Bring back public displays of timekeeping

Reassuring to hear Big Ben chiming the quarter hours over Westminster again, after seven weeks of silence for maintenance. Its comfortably familiar face, recently named one of the most recognisable landmarks in the world, is guaranteed to be one of the very few public timepieces to show the correct time tomorrow morning after the clocks go back for winter.

I will withhold comment on the merits of switching from British Summer Time, beyond appealing to devolved Scotland to introduce Scottish Winter Time and spare much of England the sad task of prematurely losing evening daylight. Let me instead draw attention to the disgraceful state of our public clocks. In prime tourist central London, I invariably pass more clocks showing the wrong time than the right. Some seem to have been left unattended – unwound, unrepaired, unloved – for years. Come to think of it, in how many jewellers' windows do you now see the displayed watches set to the right time?

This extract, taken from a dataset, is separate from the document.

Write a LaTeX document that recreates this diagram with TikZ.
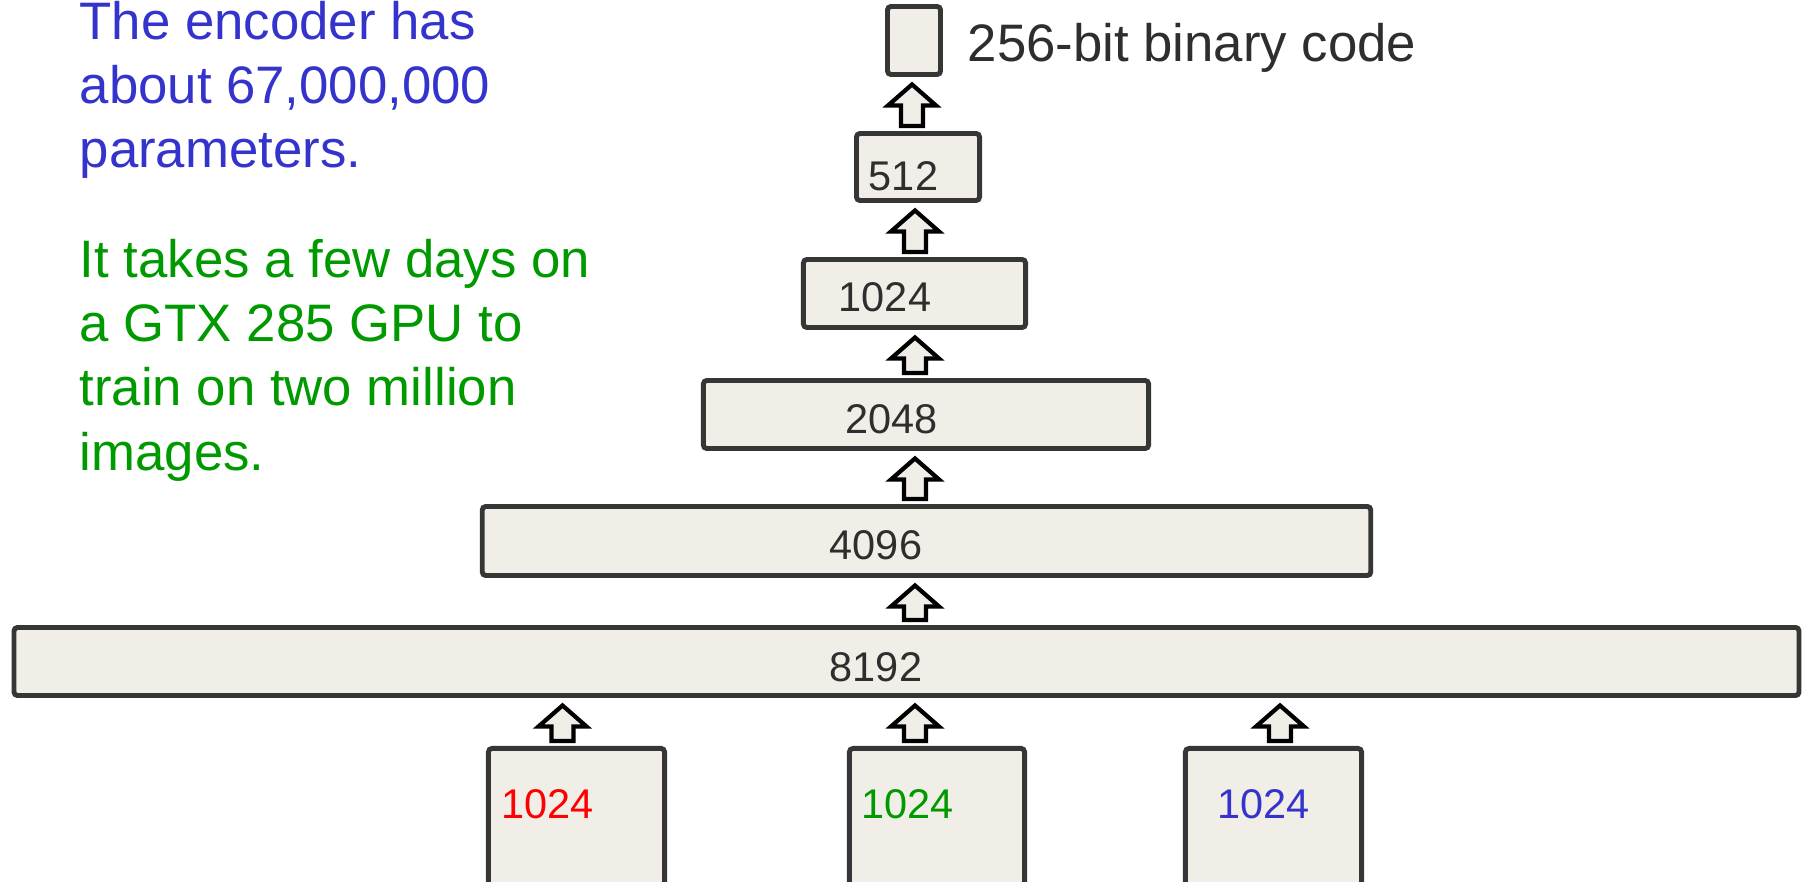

You can find the same careless attitude to public timepieces all over the country. Market towns, Cotswold villages, civic centres – you name it, the public clocks are unlikely to give you the time of day. Contrast this with even tiny villages on the Continent, where the church or town hall clock proudly displays the correct time of day – even if they disagree by a couple of minutes.

Maybe this all sounds a little too much like Toytown for the first decade of the 21st century. But keeping the clock to time is also a matter of civic pride, and one that offers a simple and practical public service.

Should we not have official inspectors, whose job it is to report non-functioning or misleading clocks to an official local clock repairer? Just tell me where to apply.